Rivan squatted down, the thick fur of his stolen parka brushing the bloody snow. He smiled. It was a terrible thing, that smile. It held no warmth, only the cold satisfaction of a predator watching prey struggle its last. "You still don't get it, do you, Arthur? This isn't just about the food today."
Two Hours Earlier
They had found a cache. A miracle in the frozen hell. A buried storeroom of a convenience store with a few cans of beans, some desiccated jerky, and holy grail a single, frost bitten MRE packet of "Beef Stroganoff."
Arthur's stomach had been a clenched fist for three days. His gums were bleeding. He had watched Rivan and Sera grow gaunt, their eyes sinking into bruised sockets. When he pried open the MRE, the chemical heater puffing warm steam into the frozen air, his mouth flooded with saliva so sharp it hurt.
He divided it into three perfect portions.
"I'm not hungry," Arthur lied, pushing his portion toward Sera. "I found some old crackers in the back. I'm full."
Rivan had watched him say that. Watched Arthur's hand tremble with hunger as he handed over the only warm, edible meal any of them had seen in a week. And in Rivan's eyes, something had curdled. It wasn't gratitude. It was resentment.
"You think you're better than us, don't you?" Rivan had said, his voice low as he chewed.
"What? No, I just want you two to stay strong "
"You're always the hero," Sera whispered, but her tone wasn't admiring. It was disgusted. "Always the one sacrificing. It makes me sick, Arthur. You're like a martyr begging for a cross."
Arthur had just stared, a piece of frozen cracker crumbling in his mouth. He didn't understand. He was trying to keep them alive.
Then Rivan picked up the empty MRE bag, walked over to a corner where a frozen pile of old human excrement sat from the building's previous inhabitants, and scraped the inside of the bag against it. He brought it back, the brown smudge distinct on the silver lining.
"Eat this," Rivan said calmly.
Arthur flinched. "What the hell, Riv?"
"You want to be our savior? Our provider? Fine. Eat." Rivan’s voice rose, hard and commanding. "You gave us the good stuff. Now you get what you really deserve. You're not a hero. You're just shit. Eat the shit, Arthur."

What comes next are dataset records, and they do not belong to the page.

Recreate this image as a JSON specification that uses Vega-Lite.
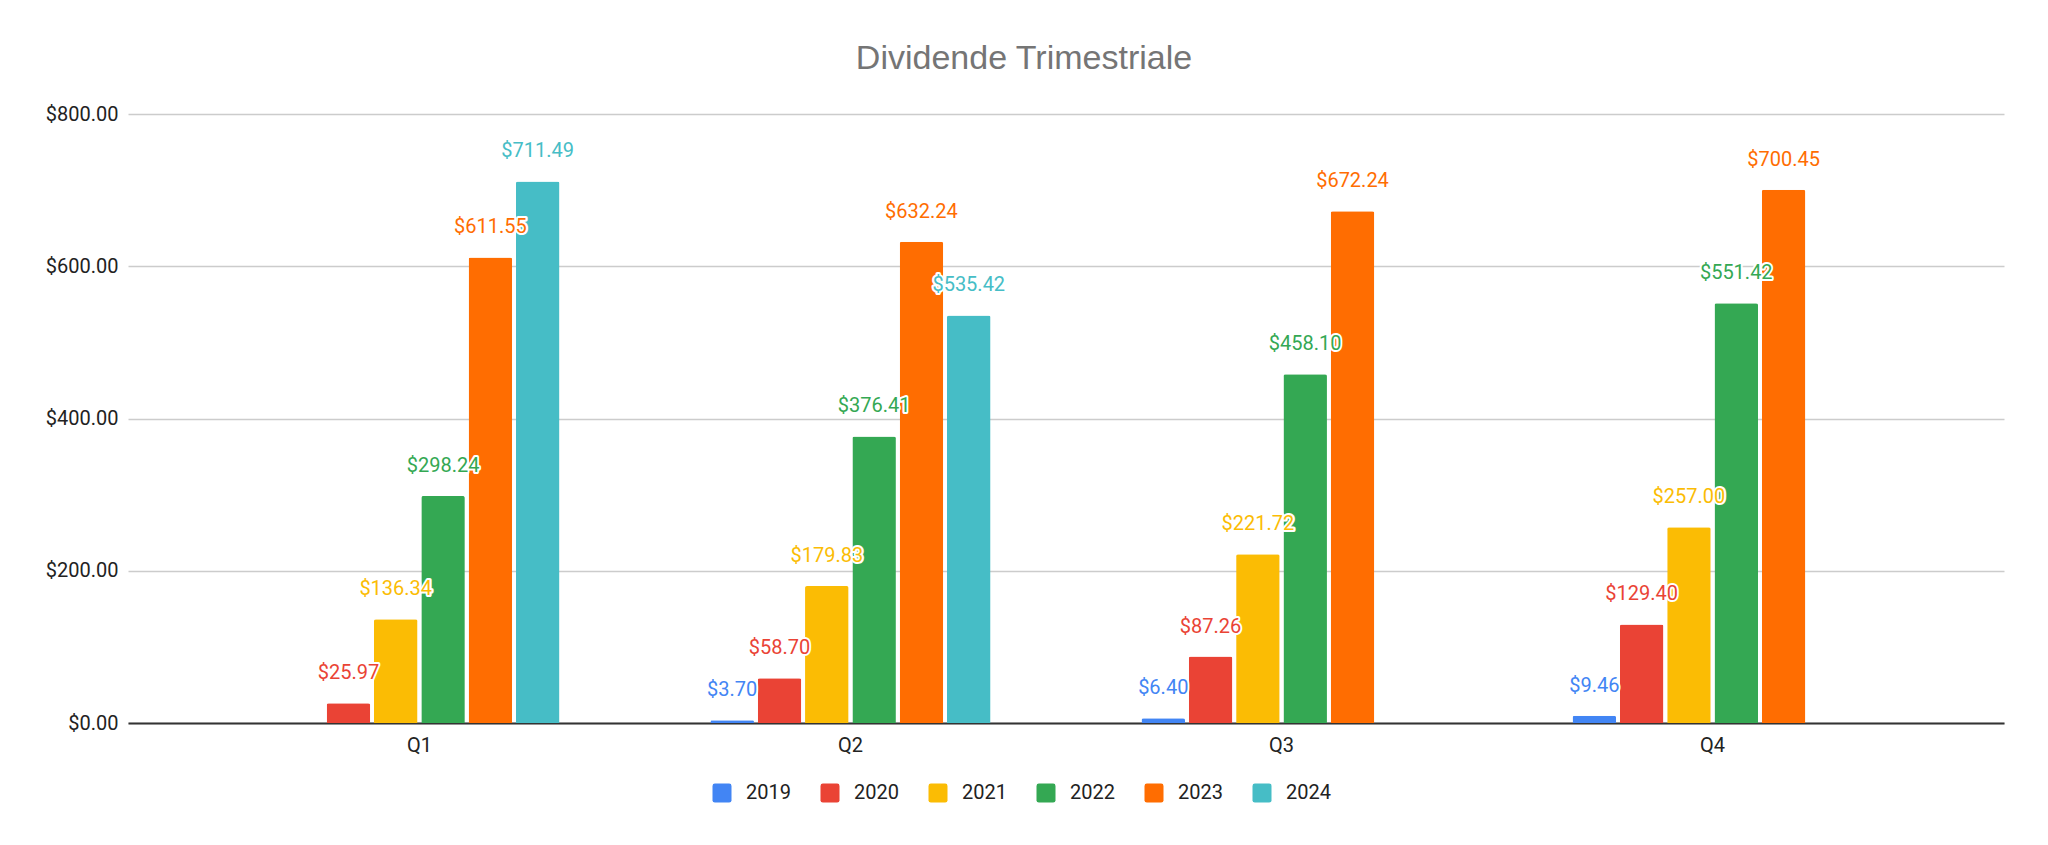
{
  "$schema": "https://vega.github.io/schema/vega-lite/v6.json",
  "autosize": {"type": "none"},
  "padding": {"left": 128, "top": 114, "right": 44, "bottom": 122},
  "width": 1876,
  "height": 609,
  "background": "#ffffff",
  "title": {
    "text": "Dividende Trimestriale",
    "font": "Liberation Sans",
    "fontSize": 34,
    "fontWeight": "normal",
    "color": "#757575",
    "anchor": "middle",
    "dx": -42,
    "offset": 28
  },
  "data": {
    "values": [
      {"quarter": "Q1", "year": "2020", "amount": 25.97},
      {"quarter": "Q1", "year": "2021", "amount": 136.34},
      {"quarter": "Q1", "year": "2022", "amount": 298.24},
      {"quarter": "Q1", "year": "2023", "amount": 611.55},
      {"quarter": "Q1", "year": "2024", "amount": 711.49},
      {"quarter": "Q2", "year": "2019", "amount": 3.70},
      {"quarter": "Q2", "year": "2020", "amount": 58.70},
      {"quarter": "Q2", "year": "2021", "amount": 179.83},
      {"quarter": "Q2", "year": "2022", "amount": 376.41},
      {"quarter": "Q2", "year": "2023", "amount": 632.24},
      {"quarter": "Q2", "year": "2024", "amount": 535.42},
      {"quarter": "Q3", "year": "2019", "amount": 6.40},
      {"quarter": "Q3", "year": "2020", "amount": 87.26},
      {"quarter": "Q3", "year": "2021", "amount": 221.72},
      {"quarter": "Q3", "year": "2022", "amount": 458.10},
      {"quarter": "Q3", "year": "2023", "amount": 672.24},
      {"quarter": "Q4", "year": "2019", "amount": 9.46},
      {"quarter": "Q4", "year": "2020", "amount": 129.40},
      {"quarter": "Q4", "year": "2021", "amount": 257.00},
      {"quarter": "Q4", "year": "2022", "amount": 551.42},
      {"quarter": "Q4", "year": "2023", "amount": 700.45}
    ]
  },
  "encoding": {
    "x": {
      "field": "quarter",
      "type": "nominal",
      "title": null,
      "scale": {"paddingInner": 0.348, "paddingOuter": 0.35},
      "axis": {
        "labelAngle": 0,
        "labelFontSize": 20,
        "labelColor": "#222222",
        "labelPadding": 12,
        "ticks": false,
        "domainColor": "#333333",
        "domainWidth": 2,
        "grid": false
      }
    },
    "xOffset": {
      "field": "year",
      "type": "nominal",
      "scale": {
        "domain": ["2019", "2020", "2021", "2022", "2023", "2024"],
        "paddingInner": 0.08,
        "paddingOuter": 0.01
      }
    },
    "y": {
      "field": "amount",
      "type": "quantitative",
      "title": null,
      "scale": {"domain": [0, 800]},
      "axis": {
        "values": [0, 200, 400, 600, 800],
        "format": "$,.2f",
        "labelFontSize": 20,
        "labelColor": "#222222",
        "labelPadding": 10,
        "ticks": false,
        "domain": false,
        "gridColor": "#cccccc",
        "gridWidth": 1.5
      }
    },
    "color": {
      "field": "year",
      "type": "nominal",
      "title": null,
      "scale": {
        "domain": ["2019", "2020", "2021", "2022", "2023", "2024"],
        "range": ["#4285F4", "#EA4335", "#FBBC04", "#34A853", "#FF6D01", "#46BDC6"]
      },
      "legend": {
        "orient": "none",
        "direction": "horizontal",
        "legendX": 584,
        "legendY": 669,
        "labelFontSize": 20,
        "labelColor": "#222222",
        "labelOffset": 14,
        "columnPadding": 29,
        "symbolSize": 361,
        "symbolStrokeWidth": 0,
        "symbolOpacity": 1,
        "symbolType": "M-1,-0.75Q-1,-1,-0.75,-1L0.75,-1Q1,-1,1,-0.75L1,0.75Q1,1,0.75,1L-0.75,1Q-1,1,-1,0.75Z"
      }
    }
  },
  "layer": [
    {
      "mark": {"type": "bar", "cornerRadiusTopLeft": 2, "cornerRadiusTopRight": 2}
    },
    {
      "mark": {
        "type": "text",
        "baseline": "alphabetic",
        "dy": -24,
        "fontSize": 20,
        "stroke": "#ffffff",
        "strokeWidth": 4,
        "strokeJoin": "round",
        "fill": "#ffffff"
      },
      "encoding": {
        "text": {"field": "amount", "type": "quantitative", "format": "$,.2f"},
        "color": {"value": "#ffffff"}
      }
    },
    {
      "mark": {"type": "text", "baseline": "alphabetic", "dy": -24, "fontSize": 20},
      "encoding": {
        "text": {"field": "amount", "type": "quantitative", "format": "$,.2f"}
      }
    }
  ],
  "config": {
    "font": "Roboto",
    "view": {"stroke": null}
  }
}
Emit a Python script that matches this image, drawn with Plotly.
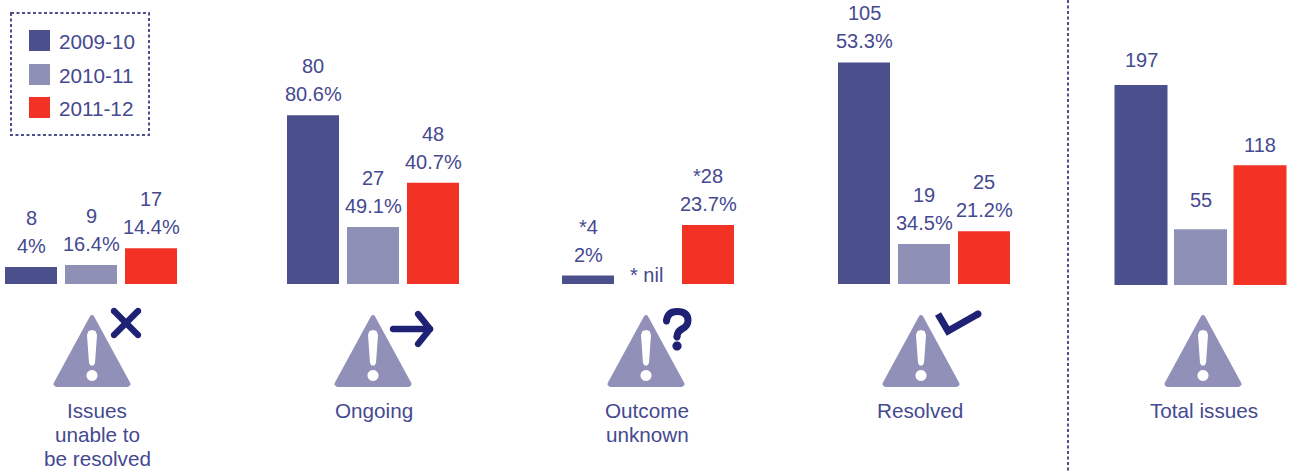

Sera giggled. It was a high, tinkling sound that shattered something fundamental inside Arthur's chest. "Come on, baby. Show us how much you love us."
When Arthur refused, shaking his head in revulsion, Rivan sighed. "I was hoping you'd make this easy."
He nodded at Sera.
She walked up to Arthur, her hips swaying in that way he used to find alluring. Now it looked like the slither of a snake. She grabbed the collar of his tattered coat and pulled him into a deep, passionate kiss. But her eyes were wide open, locked on Rivan's face over Arthur's shoulder. Arthur felt her tongue, still warm from the food he had given her, slide against his lips. It tasted like beef and betrayal.